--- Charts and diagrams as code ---
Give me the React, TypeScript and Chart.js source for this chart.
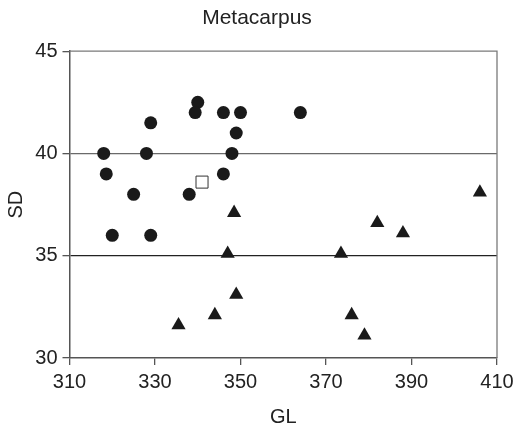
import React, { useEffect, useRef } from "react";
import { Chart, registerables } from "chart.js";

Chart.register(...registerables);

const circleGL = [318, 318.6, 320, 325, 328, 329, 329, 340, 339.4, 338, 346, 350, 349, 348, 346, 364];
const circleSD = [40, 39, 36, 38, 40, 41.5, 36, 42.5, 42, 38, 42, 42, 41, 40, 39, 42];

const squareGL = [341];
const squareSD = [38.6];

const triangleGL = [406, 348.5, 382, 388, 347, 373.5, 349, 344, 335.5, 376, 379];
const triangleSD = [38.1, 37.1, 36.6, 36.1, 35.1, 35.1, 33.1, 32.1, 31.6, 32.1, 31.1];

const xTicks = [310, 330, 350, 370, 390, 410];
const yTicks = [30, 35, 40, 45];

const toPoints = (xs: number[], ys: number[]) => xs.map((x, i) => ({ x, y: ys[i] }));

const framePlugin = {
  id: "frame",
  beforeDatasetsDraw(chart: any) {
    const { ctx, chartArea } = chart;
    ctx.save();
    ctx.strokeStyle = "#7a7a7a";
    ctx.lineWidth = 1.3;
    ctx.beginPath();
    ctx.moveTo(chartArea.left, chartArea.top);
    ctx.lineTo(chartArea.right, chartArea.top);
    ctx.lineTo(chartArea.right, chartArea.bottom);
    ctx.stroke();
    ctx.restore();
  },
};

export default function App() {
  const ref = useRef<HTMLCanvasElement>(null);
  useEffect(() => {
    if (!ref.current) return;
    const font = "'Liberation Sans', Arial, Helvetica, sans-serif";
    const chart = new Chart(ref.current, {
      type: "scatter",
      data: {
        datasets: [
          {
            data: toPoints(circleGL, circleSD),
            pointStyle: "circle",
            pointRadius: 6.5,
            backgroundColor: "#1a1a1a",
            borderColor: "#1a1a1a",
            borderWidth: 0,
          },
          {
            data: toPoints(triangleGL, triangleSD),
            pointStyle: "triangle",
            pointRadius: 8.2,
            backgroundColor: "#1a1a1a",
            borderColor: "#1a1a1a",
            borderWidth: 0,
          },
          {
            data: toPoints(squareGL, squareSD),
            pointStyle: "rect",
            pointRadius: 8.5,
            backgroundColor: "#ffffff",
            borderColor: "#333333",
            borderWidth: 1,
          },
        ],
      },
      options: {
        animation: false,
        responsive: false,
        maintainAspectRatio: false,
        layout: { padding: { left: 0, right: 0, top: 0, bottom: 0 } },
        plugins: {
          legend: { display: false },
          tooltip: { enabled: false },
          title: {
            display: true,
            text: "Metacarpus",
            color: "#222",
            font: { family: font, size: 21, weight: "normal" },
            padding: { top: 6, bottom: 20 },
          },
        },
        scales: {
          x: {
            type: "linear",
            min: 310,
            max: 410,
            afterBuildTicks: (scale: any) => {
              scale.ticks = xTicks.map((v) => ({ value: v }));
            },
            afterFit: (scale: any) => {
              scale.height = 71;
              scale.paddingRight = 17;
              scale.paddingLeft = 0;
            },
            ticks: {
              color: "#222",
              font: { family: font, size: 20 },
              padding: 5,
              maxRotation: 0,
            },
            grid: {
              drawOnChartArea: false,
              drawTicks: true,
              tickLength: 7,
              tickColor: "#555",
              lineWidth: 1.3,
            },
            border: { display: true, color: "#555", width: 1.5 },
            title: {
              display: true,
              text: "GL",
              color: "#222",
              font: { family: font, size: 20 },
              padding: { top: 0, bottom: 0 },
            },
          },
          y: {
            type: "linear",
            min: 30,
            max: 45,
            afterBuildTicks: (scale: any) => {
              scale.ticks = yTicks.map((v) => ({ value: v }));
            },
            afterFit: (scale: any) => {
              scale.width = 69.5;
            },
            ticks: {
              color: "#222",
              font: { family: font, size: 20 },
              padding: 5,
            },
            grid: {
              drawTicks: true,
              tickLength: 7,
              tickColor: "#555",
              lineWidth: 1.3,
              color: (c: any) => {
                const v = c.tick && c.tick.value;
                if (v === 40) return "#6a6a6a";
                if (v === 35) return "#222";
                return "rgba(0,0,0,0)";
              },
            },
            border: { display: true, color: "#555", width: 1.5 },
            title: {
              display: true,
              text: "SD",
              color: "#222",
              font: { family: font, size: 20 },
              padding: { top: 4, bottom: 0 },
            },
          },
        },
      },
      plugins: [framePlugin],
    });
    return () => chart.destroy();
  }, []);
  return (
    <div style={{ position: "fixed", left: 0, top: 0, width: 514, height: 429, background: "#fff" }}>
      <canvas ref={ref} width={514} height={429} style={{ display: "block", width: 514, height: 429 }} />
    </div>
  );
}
--
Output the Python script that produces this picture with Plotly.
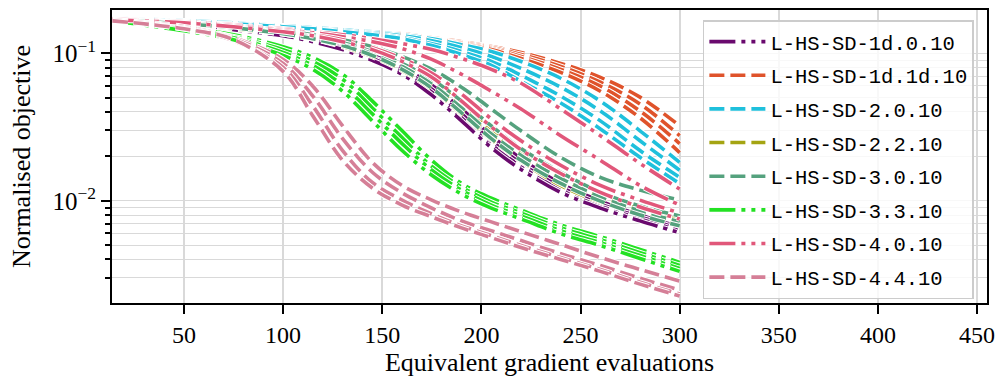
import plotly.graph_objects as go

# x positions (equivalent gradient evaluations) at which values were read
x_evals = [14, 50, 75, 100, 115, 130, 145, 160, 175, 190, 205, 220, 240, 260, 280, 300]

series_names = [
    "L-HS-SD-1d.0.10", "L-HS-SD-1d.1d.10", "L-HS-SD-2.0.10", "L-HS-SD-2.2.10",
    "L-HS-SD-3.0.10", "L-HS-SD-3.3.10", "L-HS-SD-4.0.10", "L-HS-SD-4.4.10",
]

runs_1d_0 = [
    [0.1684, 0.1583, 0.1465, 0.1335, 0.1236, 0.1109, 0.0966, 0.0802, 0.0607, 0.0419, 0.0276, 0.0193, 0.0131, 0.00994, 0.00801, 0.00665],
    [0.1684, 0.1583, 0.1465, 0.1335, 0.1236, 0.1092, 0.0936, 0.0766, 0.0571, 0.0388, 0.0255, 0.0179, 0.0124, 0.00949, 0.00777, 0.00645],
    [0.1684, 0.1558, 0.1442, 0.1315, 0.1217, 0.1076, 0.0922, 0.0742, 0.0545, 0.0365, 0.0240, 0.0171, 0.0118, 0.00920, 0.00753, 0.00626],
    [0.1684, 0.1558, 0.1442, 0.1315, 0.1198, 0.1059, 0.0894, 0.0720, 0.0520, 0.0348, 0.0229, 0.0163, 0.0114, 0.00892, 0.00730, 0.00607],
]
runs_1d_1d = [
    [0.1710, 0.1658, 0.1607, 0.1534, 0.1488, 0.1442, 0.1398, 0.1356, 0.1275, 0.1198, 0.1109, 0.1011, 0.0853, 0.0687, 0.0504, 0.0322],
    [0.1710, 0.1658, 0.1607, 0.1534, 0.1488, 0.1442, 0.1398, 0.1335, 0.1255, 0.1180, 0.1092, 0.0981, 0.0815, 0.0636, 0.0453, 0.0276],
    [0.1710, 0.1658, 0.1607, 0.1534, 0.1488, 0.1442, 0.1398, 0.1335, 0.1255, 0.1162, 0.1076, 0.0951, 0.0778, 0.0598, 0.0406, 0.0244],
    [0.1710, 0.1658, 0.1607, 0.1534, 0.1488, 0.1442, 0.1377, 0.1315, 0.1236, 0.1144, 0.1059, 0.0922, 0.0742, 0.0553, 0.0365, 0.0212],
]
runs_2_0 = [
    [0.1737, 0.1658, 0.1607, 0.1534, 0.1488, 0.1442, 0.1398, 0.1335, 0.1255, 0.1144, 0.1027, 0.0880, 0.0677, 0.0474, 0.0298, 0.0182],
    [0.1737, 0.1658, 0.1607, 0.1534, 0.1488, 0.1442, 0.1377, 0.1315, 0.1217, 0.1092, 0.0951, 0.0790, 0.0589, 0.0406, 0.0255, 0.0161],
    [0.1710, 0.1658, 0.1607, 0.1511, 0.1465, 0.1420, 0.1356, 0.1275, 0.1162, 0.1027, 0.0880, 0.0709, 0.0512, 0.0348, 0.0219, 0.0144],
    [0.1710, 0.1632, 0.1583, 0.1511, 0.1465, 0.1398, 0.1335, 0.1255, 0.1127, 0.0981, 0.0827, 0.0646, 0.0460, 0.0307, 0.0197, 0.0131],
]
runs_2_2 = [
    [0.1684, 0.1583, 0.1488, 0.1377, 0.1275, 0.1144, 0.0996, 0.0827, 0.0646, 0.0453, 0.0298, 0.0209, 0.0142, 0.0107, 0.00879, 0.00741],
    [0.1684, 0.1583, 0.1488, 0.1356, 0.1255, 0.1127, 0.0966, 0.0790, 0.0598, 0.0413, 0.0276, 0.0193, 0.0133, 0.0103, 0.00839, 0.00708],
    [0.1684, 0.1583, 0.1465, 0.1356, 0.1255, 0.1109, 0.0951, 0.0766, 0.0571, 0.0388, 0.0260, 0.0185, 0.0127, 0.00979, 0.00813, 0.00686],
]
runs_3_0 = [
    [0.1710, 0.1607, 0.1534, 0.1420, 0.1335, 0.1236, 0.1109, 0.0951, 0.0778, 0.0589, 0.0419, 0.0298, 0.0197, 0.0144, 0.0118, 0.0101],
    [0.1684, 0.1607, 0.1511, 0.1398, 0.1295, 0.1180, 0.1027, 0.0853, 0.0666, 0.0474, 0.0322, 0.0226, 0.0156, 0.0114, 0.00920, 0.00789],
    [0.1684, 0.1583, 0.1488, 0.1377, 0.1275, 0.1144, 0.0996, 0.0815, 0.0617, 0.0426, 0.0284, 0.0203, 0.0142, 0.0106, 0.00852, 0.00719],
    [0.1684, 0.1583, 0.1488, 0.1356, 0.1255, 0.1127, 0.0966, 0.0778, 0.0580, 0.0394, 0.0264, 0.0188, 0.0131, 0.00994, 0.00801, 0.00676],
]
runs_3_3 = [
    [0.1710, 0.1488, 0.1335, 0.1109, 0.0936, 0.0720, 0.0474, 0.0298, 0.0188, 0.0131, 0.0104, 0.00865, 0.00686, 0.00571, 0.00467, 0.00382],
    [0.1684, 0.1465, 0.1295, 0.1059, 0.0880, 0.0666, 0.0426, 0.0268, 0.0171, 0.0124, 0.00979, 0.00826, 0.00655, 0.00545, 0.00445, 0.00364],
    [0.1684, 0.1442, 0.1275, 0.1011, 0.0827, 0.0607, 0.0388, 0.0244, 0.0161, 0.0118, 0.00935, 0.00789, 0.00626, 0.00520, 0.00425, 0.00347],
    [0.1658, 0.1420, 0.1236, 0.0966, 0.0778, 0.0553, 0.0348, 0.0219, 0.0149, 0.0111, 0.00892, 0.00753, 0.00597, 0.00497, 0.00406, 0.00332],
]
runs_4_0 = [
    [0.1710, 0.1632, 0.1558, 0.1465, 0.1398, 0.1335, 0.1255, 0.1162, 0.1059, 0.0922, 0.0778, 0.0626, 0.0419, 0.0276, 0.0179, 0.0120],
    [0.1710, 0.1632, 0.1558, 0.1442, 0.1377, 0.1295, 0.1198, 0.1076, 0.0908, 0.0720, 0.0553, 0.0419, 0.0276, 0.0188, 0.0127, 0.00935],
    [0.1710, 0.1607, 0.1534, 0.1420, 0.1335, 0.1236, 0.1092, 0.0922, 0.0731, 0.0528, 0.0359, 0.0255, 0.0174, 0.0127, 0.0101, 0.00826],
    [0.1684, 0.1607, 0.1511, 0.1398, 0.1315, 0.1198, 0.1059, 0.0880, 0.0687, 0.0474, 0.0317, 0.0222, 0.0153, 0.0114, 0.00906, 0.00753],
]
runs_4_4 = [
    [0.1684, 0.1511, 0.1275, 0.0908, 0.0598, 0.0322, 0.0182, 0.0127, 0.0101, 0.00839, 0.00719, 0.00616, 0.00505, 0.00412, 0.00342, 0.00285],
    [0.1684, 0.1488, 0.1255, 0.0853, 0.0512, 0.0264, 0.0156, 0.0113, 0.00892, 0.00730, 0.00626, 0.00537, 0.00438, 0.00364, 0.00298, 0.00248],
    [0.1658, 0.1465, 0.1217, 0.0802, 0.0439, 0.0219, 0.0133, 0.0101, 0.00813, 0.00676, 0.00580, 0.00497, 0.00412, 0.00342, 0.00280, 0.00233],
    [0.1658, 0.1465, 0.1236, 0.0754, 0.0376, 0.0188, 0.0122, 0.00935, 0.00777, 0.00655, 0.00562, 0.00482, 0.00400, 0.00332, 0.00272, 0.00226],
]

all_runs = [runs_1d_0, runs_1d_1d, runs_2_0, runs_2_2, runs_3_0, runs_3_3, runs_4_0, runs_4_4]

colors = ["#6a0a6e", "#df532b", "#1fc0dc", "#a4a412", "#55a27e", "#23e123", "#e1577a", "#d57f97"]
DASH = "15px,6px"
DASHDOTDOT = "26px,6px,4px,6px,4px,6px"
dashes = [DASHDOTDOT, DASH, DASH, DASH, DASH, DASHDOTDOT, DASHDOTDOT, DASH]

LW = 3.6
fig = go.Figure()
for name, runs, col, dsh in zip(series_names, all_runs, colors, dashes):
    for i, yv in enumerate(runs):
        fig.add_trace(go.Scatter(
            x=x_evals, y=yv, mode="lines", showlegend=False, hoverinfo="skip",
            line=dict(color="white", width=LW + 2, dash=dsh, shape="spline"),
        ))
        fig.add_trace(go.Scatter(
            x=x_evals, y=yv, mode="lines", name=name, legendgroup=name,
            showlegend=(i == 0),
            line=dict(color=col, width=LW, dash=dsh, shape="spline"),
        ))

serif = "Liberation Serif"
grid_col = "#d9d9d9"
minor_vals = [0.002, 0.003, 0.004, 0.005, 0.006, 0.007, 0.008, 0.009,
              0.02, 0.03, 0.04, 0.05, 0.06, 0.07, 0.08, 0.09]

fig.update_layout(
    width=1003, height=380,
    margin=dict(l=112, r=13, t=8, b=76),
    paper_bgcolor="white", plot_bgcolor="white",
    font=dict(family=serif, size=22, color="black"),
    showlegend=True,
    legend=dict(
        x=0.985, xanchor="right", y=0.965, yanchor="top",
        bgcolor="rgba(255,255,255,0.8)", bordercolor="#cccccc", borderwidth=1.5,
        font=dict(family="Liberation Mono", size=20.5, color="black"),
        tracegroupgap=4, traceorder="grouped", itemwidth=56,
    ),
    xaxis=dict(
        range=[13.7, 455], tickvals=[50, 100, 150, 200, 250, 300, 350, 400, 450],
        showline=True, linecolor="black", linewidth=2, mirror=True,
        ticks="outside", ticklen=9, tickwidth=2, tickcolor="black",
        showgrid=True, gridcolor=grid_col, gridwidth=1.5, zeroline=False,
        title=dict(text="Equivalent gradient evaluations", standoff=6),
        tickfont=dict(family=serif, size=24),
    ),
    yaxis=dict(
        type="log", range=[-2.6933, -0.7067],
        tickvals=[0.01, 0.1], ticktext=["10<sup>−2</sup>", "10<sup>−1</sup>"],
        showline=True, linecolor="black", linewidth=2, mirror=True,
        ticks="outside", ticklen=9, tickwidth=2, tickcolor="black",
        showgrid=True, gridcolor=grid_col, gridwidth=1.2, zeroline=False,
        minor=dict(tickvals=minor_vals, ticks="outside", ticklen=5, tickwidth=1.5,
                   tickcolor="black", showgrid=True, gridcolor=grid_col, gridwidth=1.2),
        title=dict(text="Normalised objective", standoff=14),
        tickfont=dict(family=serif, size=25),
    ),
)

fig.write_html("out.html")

--- PROBLEM ---
Between the line with "Give me the" and the line with "31.6, 32.1, 31.1];", ends included, lies the span to copy exactly; copy nothing else and leave out the pictures.

--- RESULT OF THE EXERCISE ---
Give me the React, TypeScript and Chart.js source for this chart.
import React, { useEffect, useRef } from "react";
import { Chart, registerables } from "chart.js";

Chart.register(...registerables);

const circleGL = [318, 318.6, 320, 325, 328, 329, 329, 340, 339.4, 338, 346, 350, 349, 348, 346, 364];
const circleSD = [40, 39, 36, 38, 40, 41.5, 36, 42.5, 42, 38, 42, 42, 41, 40, 39, 42];

const squareGL = [341];
const squareSD = [38.6];

const triangleGL = [406, 348.5, 382, 388, 347, 373.5, 349, 344, 335.5, 376, 379];
const triangleSD = [38.1, 37.1, 36.6, 36.1, 35.1, 35.1, 33.1, 32.1, 31.6, 32.1, 31.1];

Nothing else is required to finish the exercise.